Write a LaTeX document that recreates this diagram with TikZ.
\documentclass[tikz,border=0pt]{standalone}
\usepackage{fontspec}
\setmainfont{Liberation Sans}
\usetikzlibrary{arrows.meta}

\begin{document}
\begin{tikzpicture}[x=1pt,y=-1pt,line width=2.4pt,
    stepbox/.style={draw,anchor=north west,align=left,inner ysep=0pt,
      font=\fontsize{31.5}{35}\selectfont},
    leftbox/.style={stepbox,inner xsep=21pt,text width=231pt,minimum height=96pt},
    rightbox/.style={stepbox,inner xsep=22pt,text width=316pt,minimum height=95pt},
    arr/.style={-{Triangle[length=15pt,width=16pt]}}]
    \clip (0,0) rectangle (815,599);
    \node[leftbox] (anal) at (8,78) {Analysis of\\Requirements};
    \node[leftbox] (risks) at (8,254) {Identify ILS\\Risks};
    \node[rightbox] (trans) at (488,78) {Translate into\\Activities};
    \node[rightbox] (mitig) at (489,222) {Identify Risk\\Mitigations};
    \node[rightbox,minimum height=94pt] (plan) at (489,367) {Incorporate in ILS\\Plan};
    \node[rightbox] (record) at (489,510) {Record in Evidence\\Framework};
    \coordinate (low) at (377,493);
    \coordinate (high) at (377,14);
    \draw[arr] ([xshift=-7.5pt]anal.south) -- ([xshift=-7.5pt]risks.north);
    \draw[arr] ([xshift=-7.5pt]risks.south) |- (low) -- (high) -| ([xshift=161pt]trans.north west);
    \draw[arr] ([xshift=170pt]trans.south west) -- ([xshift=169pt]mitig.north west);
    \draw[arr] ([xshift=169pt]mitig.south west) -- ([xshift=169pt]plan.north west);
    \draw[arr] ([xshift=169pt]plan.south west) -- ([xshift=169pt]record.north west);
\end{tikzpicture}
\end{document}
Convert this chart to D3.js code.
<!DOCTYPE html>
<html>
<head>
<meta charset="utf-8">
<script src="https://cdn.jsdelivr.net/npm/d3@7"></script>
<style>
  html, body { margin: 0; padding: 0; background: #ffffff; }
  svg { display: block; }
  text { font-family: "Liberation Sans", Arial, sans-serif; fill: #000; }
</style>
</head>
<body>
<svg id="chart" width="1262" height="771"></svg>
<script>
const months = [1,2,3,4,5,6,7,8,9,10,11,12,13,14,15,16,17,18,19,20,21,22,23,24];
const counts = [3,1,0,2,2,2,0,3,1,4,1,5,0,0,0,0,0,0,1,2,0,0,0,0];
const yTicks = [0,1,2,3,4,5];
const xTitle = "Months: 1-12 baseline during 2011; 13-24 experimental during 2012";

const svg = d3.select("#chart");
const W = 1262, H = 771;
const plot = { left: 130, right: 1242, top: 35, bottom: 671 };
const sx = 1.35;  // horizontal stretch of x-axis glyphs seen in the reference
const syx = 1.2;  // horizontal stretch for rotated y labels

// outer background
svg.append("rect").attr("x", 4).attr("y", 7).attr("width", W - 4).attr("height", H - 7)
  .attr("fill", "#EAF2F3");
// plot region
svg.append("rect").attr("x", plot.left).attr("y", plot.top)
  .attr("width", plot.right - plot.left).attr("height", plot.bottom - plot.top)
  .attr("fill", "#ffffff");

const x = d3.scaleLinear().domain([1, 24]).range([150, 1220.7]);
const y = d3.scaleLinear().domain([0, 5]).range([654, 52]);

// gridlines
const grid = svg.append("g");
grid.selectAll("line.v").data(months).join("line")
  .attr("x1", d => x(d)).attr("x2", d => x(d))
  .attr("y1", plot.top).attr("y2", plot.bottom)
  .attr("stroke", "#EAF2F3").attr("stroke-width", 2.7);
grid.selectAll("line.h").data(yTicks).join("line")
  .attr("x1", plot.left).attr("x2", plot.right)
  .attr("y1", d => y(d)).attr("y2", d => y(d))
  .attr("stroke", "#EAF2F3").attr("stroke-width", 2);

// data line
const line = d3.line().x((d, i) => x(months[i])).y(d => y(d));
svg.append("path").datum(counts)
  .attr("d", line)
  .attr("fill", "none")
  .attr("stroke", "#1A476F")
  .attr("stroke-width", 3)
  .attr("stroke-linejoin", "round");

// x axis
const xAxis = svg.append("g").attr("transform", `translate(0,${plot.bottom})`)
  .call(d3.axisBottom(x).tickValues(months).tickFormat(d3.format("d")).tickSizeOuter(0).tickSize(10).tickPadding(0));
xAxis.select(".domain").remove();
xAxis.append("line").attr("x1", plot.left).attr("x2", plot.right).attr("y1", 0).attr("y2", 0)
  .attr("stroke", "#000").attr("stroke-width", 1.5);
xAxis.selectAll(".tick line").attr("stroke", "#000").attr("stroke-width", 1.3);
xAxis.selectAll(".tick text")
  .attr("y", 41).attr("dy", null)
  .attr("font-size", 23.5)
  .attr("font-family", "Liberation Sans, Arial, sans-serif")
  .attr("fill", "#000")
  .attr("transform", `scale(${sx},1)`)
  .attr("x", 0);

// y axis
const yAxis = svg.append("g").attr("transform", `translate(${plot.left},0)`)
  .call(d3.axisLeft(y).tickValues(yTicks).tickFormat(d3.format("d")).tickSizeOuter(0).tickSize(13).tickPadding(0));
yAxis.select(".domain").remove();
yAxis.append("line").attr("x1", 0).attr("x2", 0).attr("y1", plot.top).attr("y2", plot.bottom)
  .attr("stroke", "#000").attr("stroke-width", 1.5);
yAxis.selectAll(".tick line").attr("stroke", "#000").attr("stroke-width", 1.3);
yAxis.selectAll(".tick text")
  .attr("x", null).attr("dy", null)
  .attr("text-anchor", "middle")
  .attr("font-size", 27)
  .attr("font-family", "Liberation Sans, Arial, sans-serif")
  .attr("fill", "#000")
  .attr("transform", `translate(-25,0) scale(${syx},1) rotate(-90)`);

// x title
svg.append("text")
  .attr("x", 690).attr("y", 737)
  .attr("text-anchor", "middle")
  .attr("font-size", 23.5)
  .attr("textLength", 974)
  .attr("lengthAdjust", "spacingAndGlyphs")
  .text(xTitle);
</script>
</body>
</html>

-- Task objective --
Reproduce every line of the listing above in which the string "chart" appears.

-- The answer --
Convert this chart to D3.js code.
<svg id="chart" width="1262" height="771"></svg>
const svg = d3.select("#chart");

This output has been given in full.